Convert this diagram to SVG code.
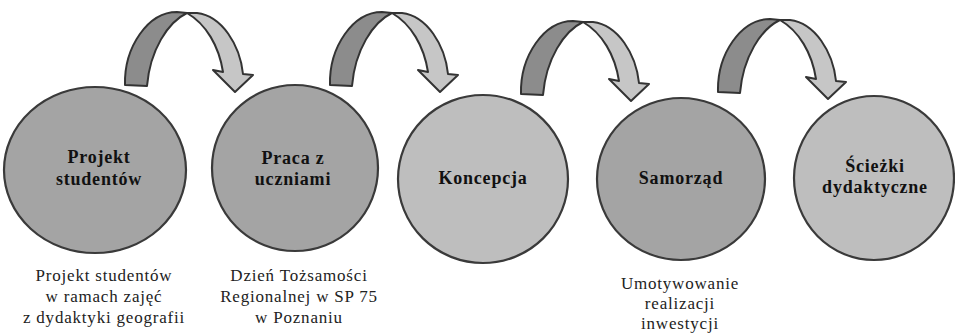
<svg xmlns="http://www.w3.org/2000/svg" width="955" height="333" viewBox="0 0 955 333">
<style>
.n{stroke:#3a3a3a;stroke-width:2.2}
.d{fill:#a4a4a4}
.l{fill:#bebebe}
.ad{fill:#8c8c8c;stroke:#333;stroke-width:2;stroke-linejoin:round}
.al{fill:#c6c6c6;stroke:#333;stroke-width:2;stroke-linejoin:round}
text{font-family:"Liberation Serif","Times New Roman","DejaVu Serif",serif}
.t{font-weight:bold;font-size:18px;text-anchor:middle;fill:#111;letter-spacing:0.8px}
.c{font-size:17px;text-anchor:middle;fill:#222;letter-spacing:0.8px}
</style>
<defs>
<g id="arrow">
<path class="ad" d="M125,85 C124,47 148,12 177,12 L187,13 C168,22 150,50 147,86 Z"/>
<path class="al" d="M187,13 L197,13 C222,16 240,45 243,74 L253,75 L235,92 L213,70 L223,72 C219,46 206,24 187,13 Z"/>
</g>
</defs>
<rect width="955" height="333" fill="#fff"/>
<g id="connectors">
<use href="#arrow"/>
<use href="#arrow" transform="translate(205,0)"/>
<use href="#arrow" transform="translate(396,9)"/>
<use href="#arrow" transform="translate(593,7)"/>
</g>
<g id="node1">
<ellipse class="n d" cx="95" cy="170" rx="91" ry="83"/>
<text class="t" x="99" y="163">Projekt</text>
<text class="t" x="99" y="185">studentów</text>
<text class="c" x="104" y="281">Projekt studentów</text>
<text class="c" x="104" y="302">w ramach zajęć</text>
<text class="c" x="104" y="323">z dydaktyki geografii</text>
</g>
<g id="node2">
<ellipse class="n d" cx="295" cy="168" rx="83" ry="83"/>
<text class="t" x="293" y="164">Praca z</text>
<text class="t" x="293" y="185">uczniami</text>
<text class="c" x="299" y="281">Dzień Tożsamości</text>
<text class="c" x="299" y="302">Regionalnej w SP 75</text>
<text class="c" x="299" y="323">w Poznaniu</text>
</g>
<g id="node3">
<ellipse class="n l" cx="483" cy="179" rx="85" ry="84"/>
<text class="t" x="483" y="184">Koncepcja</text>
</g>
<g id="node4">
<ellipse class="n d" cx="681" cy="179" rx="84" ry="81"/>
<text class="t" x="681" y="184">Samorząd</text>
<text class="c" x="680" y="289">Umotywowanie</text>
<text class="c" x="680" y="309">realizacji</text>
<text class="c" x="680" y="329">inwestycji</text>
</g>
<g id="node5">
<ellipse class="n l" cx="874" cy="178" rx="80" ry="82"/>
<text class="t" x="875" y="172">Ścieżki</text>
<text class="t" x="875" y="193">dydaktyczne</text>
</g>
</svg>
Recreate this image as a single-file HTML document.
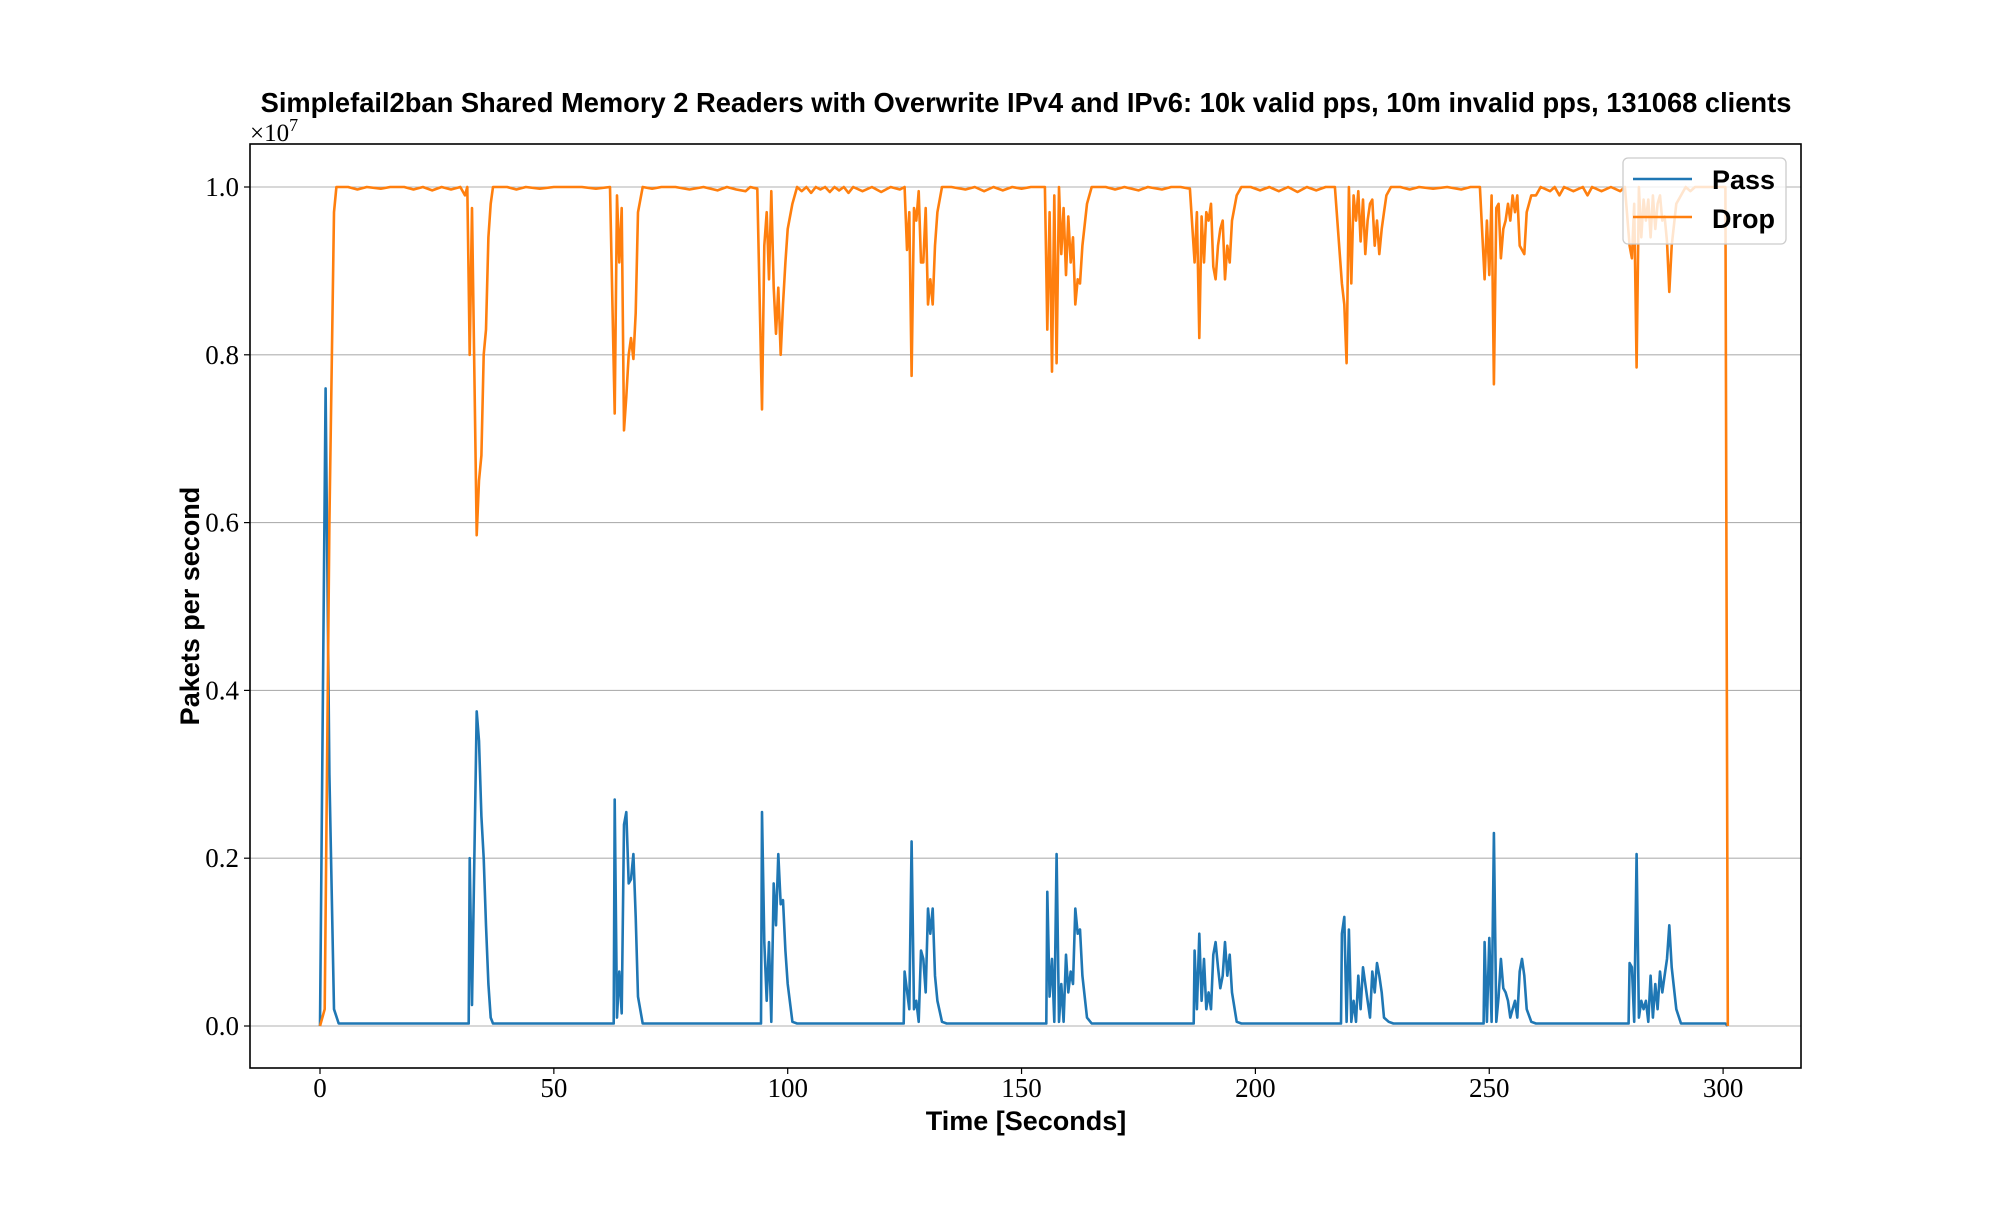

===

● Exercise task:
Repeat each record exactly, with the pictures left out.

● Worked answer:
Convert this diagram to SVG code.
<svg xmlns="http://www.w3.org/2000/svg" width="955" height="333" viewBox="0 0 955 333">
<style>
.n{stroke:#3a3a3a;stroke-width:2.2}
.d{fill:#a4a4a4}
.l{fill:#bebebe}
.ad{fill:#8c8c8c;stroke:#333;stroke-width:2;stroke-linejoin:round}
.al{fill:#c6c6c6;stroke:#333;stroke-width:2;stroke-linejoin:round}
text{font-family:"Liberation Serif","Times New Roman","DejaVu Serif",serif}
.t{font-weight:bold;font-size:18px;text-anchor:middle;fill:#111;letter-spacing:0.8px}
.c{font-size:17px;text-anchor:middle;fill:#222;letter-spacing:0.8px}
</style>
<defs>
<g id="arrow">
<path class="ad" d="M125,85 C124,47 148,12 177,12 L187,13 C168,22 150,50 147,86 Z"/>
<path class="al" d="M187,13 L197,13 C222,16 240,45 243,74 L253,75 L235,92 L213,70 L223,72 C219,46 206,24 187,13 Z"/>
</g>
</defs>
<rect width="955" height="333" fill="#fff"/>
<g id="connectors">
<use href="#arrow"/>
<use href="#arrow" transform="translate(205,0)"/>
<use href="#arrow" transform="translate(396,9)"/>
<use href="#arrow" transform="translate(593,7)"/>
</g>
<g id="node1">
<ellipse class="n d" cx="95" cy="170" rx="91" ry="83"/>
<text class="t" x="99" y="163">Projekt</text>
<text class="t" x="99" y="185">studentów</text>
<text class="c" x="104" y="281">Projekt studentów</text>
<text class="c" x="104" y="302">w ramach zajęć</text>
<text class="c" x="104" y="323">z dydaktyki geografii</text>
</g>
<g id="node2">
<ellipse class="n d" cx="295" cy="168" rx="83" ry="83"/>
<text class="t" x="293" y="164">Praca z</text>
<text class="t" x="293" y="185">uczniami</text>
<text class="c" x="299" y="281">Dzień Tożsamości</text>
<text class="c" x="299" y="302">Regionalnej w SP 75</text>
<text class="c" x="299" y="323">w Poznaniu</text>
</g>
<g id="node3">
<ellipse class="n l" cx="483" cy="179" rx="85" ry="84"/>
<text class="t" x="483" y="184">Koncepcja</text>
</g>
<g id="node4">
<ellipse class="n d" cx="681" cy="179" rx="84" ry="81"/>
<text class="t" x="681" y="184">Samorząd</text>
<text class="c" x="680" y="289">Umotywowanie</text>
<text class="c" x="680" y="309">realizacji</text>
<text class="c" x="680" y="329">inwestycji</text>
</g>
<g id="node5">
<ellipse class="n l" cx="874" cy="178" rx="80" ry="82"/>
<text class="t" x="875" y="172">Ścieżki</text>
<text class="t" x="875" y="193">dydaktyczne</text>
</g>
</svg>
Recreate this image as a single-file HTML document.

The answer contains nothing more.